▶ _Goal_:
Write out, word for word, every line from the first one through the line that holds "import * as", and nothing else; skip the pictures.

▶ _Recorded information_:
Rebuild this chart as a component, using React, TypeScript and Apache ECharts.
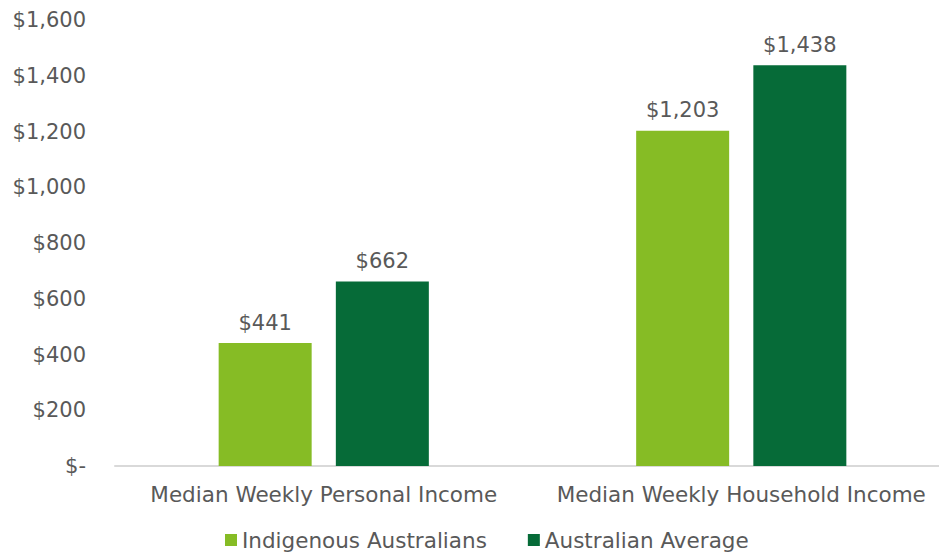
import React, { useEffect, useRef } from "react";
import * as echarts from "echarts";

const categories = ["Median Weekly Personal Income", "Median Weekly Household Income"];
const seriesNames = ["Indigenous Australians", "Australian Average"];
const indigenous = [441, 1203];
const average = [662, 1438];
const yTicks = [0, 200, 400, 600, 800, 1000, 1200, 1400, 1600];

const FONT = "DejaVu Sans";
const TEXT = "#595959";

const fmt = (v: number) => (v === 0 ? "$-" : "$" + v.toLocaleString("en-US"));

export default function App() {
  const ref = useRef<HTMLDivElement>(null);
  useEffect(() => {
    const chart = echarts.init(ref.current!, undefined, { renderer: "svg" });
    chart.setOption({
      animation: false,
      textStyle: { fontFamily: FONT },
      grid: {
        left: 115,
        width: 835,
        top: 20,
        bottom: 88,
        containLabel: false,
        outerBoundsMode: "none",
      },
      legend: {
        left: 220,
        bottom: -2,
        itemWidth: 12,
        itemHeight: 12,
        itemGap: 41,
        icon: "rect",
        textStyle: { fontFamily: FONT, fontSize: 21.5, color: TEXT },
        data: seriesNames,
      },
      xAxis: {
        type: "category",
        data: categories,
        axisLine: { lineStyle: { color: "#d9d9d9", width: 2 } },
        axisTick: { show: false },
        axisLabel: { fontFamily: FONT, fontSize: 21.5, color: TEXT, margin: 17, interval: 0 },
      },
      yAxis: {
        type: "value",
        min: yTicks[0],
        max: yTicks[yTicks.length - 1],
        interval: 200,
        splitLine: { show: false },
        axisLine: { show: false },
        axisTick: { show: false },
        axisLabel: { fontFamily: FONT, fontSize: 21, color: TEXT, margin: 29, formatter: fmt },
      },
      series: [
        {
          name: seriesNames[0],
          type: "bar",
          data: indigenous,
          barWidth: 93,
          barGap: "26%",
          itemStyle: { color: "#86BC25" },
          label: {
            show: true,
            position: "top",
            distance: 10,
            fontFamily: FONT,
            fontSize: 21,
            color: TEXT,
            formatter: (p: any) => fmt(p.value),
          },
        },
        {
          name: seriesNames[1],
          type: "bar",
          data: average,
          barWidth: 93,
          itemStyle: { color: "#066B38" },
          label: {
            show: true,
            position: "top",
            distance: 10,
            fontFamily: FONT,
            fontSize: 21,
            color: TEXT,
            formatter: (p: any) => fmt(p.value),
          },
        },
      ],
    });
    return () => chart.dispose();
  }, []);
  return <div ref={ref} style={{ width: 939, height: 554, position: "absolute", left: 0, top: 0 }} />;
}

▶ _Task solution_:
Rebuild this chart as a component, using React, TypeScript and Apache ECharts.
import React, { useEffect, useRef } from "react";
import * as echarts from "echarts";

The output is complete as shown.